* Material provided:
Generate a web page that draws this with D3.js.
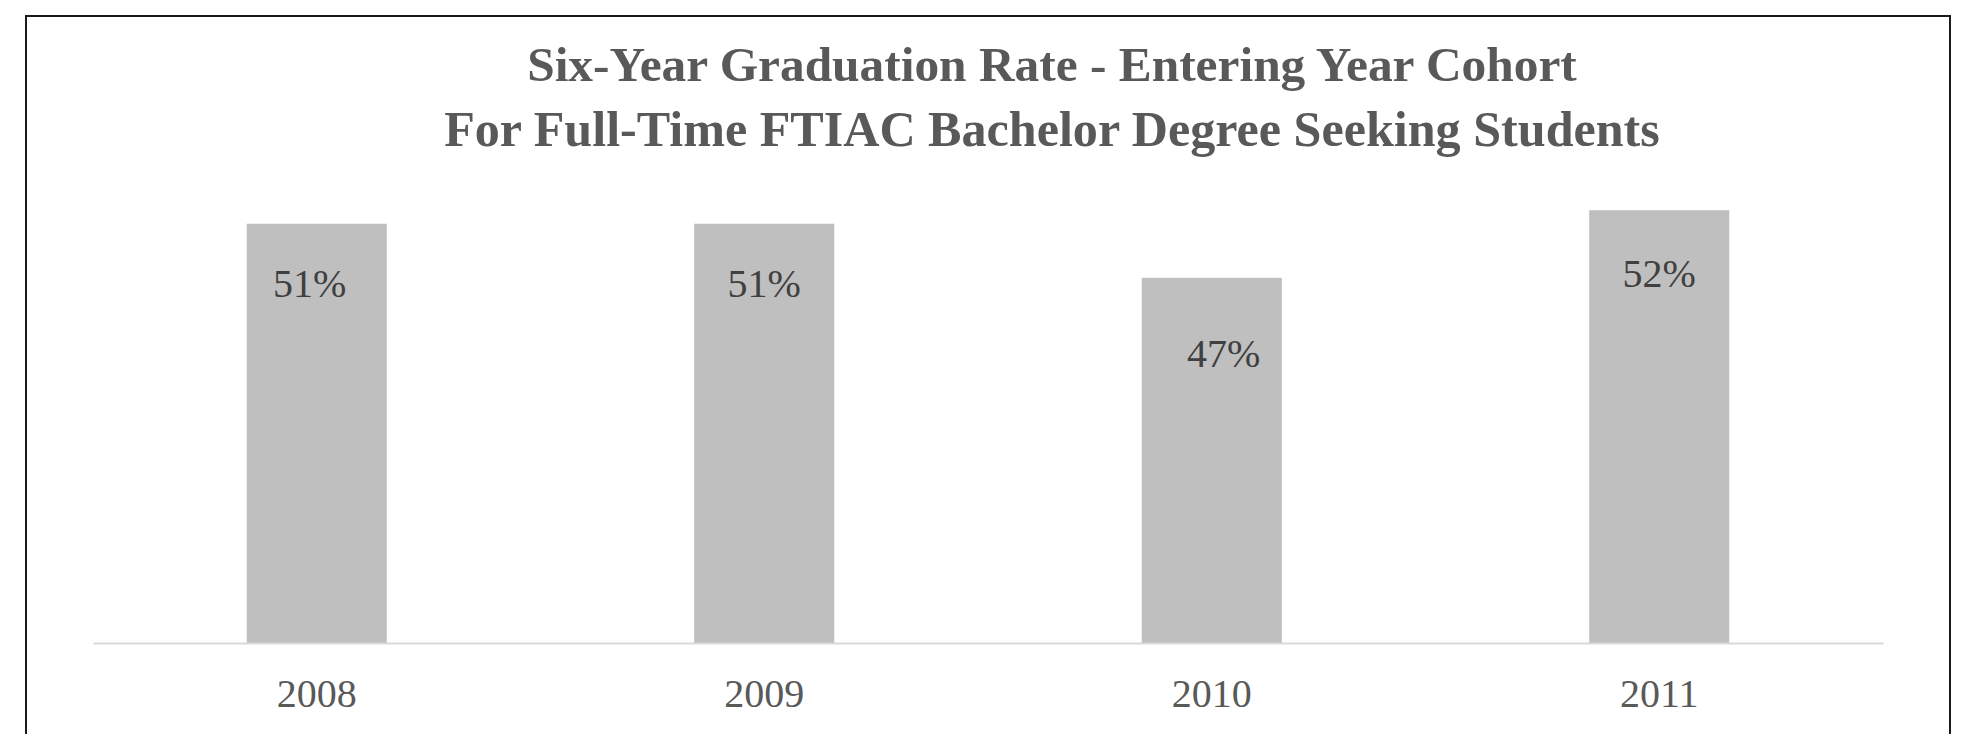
<!DOCTYPE html>
<html>
<head>
<meta charset="utf-8">
<script src="https://cdn.jsdelivr.net/npm/d3@7/dist/d3.min.js"></script>
<style>
  html, body { margin: 0; padding: 0; background: #fff; }
  svg { display: block; }
</style>
</head>
<body>
<svg id="chart" width="1965" height="734"></svg>
<script>
const years = ["2008", "2009", "2010", "2011"];
const rates = [51, 51, 47, 52];
const dataLabels = ["51%", "51%", "47%", "52%"];
const titleLines = [
  "Six-Year Graduation Rate - Entering Year Cohort",
  "For Full-Time FTIAC Bachelor Degree Seeking Students"
];
const yDomain = [20, 60];

// manual label nudges (as positioned in the original chart)
const labelDx = [-7, 0, 12, 0];
const labelDy = [73, 73, 89, 77];

const W = 1965, H = 734;
const svg = d3.select("#chart");
const serif = "'Liberation Serif', 'DejaVu Serif', serif";

// outer frame
svg.append("rect")
  .attr("x", 26).attr("y", 16)
  .attr("width", 1924).attr("height", 760)
  .attr("fill", "none").attr("stroke", "#1a1a1a").attr("stroke-width", 2);

const plot = { left: 93, right: 1883, top: 102, bottom: 643 };

const x = d3.scaleBand()
  .domain(years)
  .range([plot.left, plot.right])
  .paddingInner(0.687)
  .paddingOuter(0.3435);

const y = d3.scaleLinear().domain(yDomain).range([plot.bottom, plot.top]);

// bars
svg.append("g").selectAll("rect")
  .data(years)
  .join("rect")
  .attr("x", d => x(d))
  .attr("y", (d, i) => y(rates[i]))
  .attr("width", x.bandwidth())
  .attr("height", (d, i) => y(yDomain[0]) - y(rates[i]))
  .attr("fill", "#bfbfbf");

// x axis
const xAxis = svg.append("g")
  .attr("transform", `translate(0,${plot.bottom})`)
  .call(d3.axisBottom(x).tickSize(0).tickPadding(64));
xAxis.select(".domain").attr("stroke", "#d9d9d9").attr("stroke-width", 2);
xAxis.selectAll("text")
  .attr("font-family", serif)
  .attr("font-size", 40)
  .attr("fill", "#595959")
  .attr("dy", 0);

// data labels
svg.append("g").selectAll("text")
  .data(years)
  .join("text")
  .attr("x", (d, i) => x(d) + x.bandwidth() / 2 + labelDx[i])
  .attr("y", (d, i) => y(rates[i]) + labelDy[i])
  .attr("text-anchor", "middle")
  .attr("font-family", serif)
  .attr("font-size", 40)
  .attr("fill", "#404040")
  .text((d, i) => dataLabels[i]);

// title
const titleTargets = [1050, 1216];
const titleBaselines = [81, 146];
titleLines.forEach((t, i) => {
  const el = svg.append("text")
    .attr("x", 1052)
    .attr("y", titleBaselines[i])
    .attr("text-anchor", "middle")
    .attr("font-family", serif)
    .attr("font-weight", "bold")
    .attr("font-size", 46)
    .attr("fill", "#595959")
    .text(t);
  const w = el.node().getComputedTextLength();
  el.attr("font-size", 46 * titleTargets[i] / w);
});
</script>
</body>
</html>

* Stated problem:
Every line of text is to be repeated exactly; pictures are left out.

* Result of the exercise:
Generate a web page that draws this with D3.js.
<!DOCTYPE html>
<html>
<head>
<meta charset="utf-8">
<script src="https://cdn.jsdelivr.net/npm/d3@7/dist/d3.min.js"></script>
<style>
  html, body { margin: 0; padding: 0; background: #fff; }
  svg { display: block; }
</style>
</head>
<body>
<svg id="chart" width="1965" height="734"></svg>
<script>
const years = ["2008", "2009", "2010", "2011"];
const rates = [51, 51, 47, 52];
const dataLabels = ["51%", "51%", "47%", "52%"];
const titleLines = [
  "Six-Year Graduation Rate - Entering Year Cohort",
  "For Full-Time FTIAC Bachelor Degree Seeking Students"
];
const yDomain = [20, 60];

// manual label nudges (as positioned in the original chart)
const labelDx = [-7, 0, 12, 0];
const labelDy = [73, 73, 89, 77];

const W = 1965, H = 734;
const svg = d3.select("#chart");
const serif = "'Liberation Serif', 'DejaVu Serif', serif";

// outer frame
svg.append("rect")
  .attr("x", 26).attr("y", 16)
  .attr("width", 1924).attr("height", 760)
  .attr("fill", "none").attr("stroke", "#1a1a1a").attr("stroke-width", 2);

const plot = { left: 93, right: 1883, top: 102, bottom: 643 };

const x = d3.scaleBand()
  .domain(years)
  .range([plot.left, plot.right])
  .paddingInner(0.687)
  .paddingOuter(0.3435);

const y = d3.scaleLinear().domain(yDomain).range([plot.bottom, plot.top]);

// bars
svg.append("g").selectAll("rect")
  .data(years)
  .join("rect")
  .attr("x", d => x(d))
  .attr("y", (d, i) => y(rates[i]))
  .attr("width", x.bandwidth())
  .attr("height", (d, i) => y(yDomain[0]) - y(rates[i]))
  .attr("fill", "#bfbfbf");

// x axis
const xAxis = svg.append("g")
  .attr("transform", `translate(0,${plot.bottom})`)
  .call(d3.axisBottom(x).tickSize(0).tickPadding(64));
xAxis.select(".domain").attr("stroke", "#d9d9d9").attr("stroke-width", 2);
xAxis.selectAll("text")
  .attr("font-family", serif)
  .attr("font-size", 40)
  .attr("fill", "#595959")
  .attr("dy", 0);

// data labels
svg.append("g").selectAll("text")
  .data(years)
  .join("text")
  .attr("x", (d, i) => x(d) + x.bandwidth() / 2 + labelDx[i])
  .attr("y", (d, i) => y(rates[i]) + labelDy[i])
  .attr("text-anchor", "middle")
  .attr("font-family", serif)
  .attr("font-size", 40)
  .attr("fill", "#404040")
  .text((d, i) => dataLabels[i]);

// title
const titleTargets = [1050, 1216];
const titleBaselines = [81, 146];
titleLines.forEach((t, i) => {
  const el = svg.append("text")
    .attr("x", 1052)
    .attr("y", titleBaselines[i])
    .attr("text-anchor", "middle")
    .attr("font-family", serif)
    .attr("font-weight", "bold")
    .attr("font-size", 46)
    .attr("fill", "#595959")
    .text(t);
  const w = el.node().getComputedTextLength();
  el.attr("font-size", 46 * titleTargets[i] / w);
});
</script>
</body>
</html>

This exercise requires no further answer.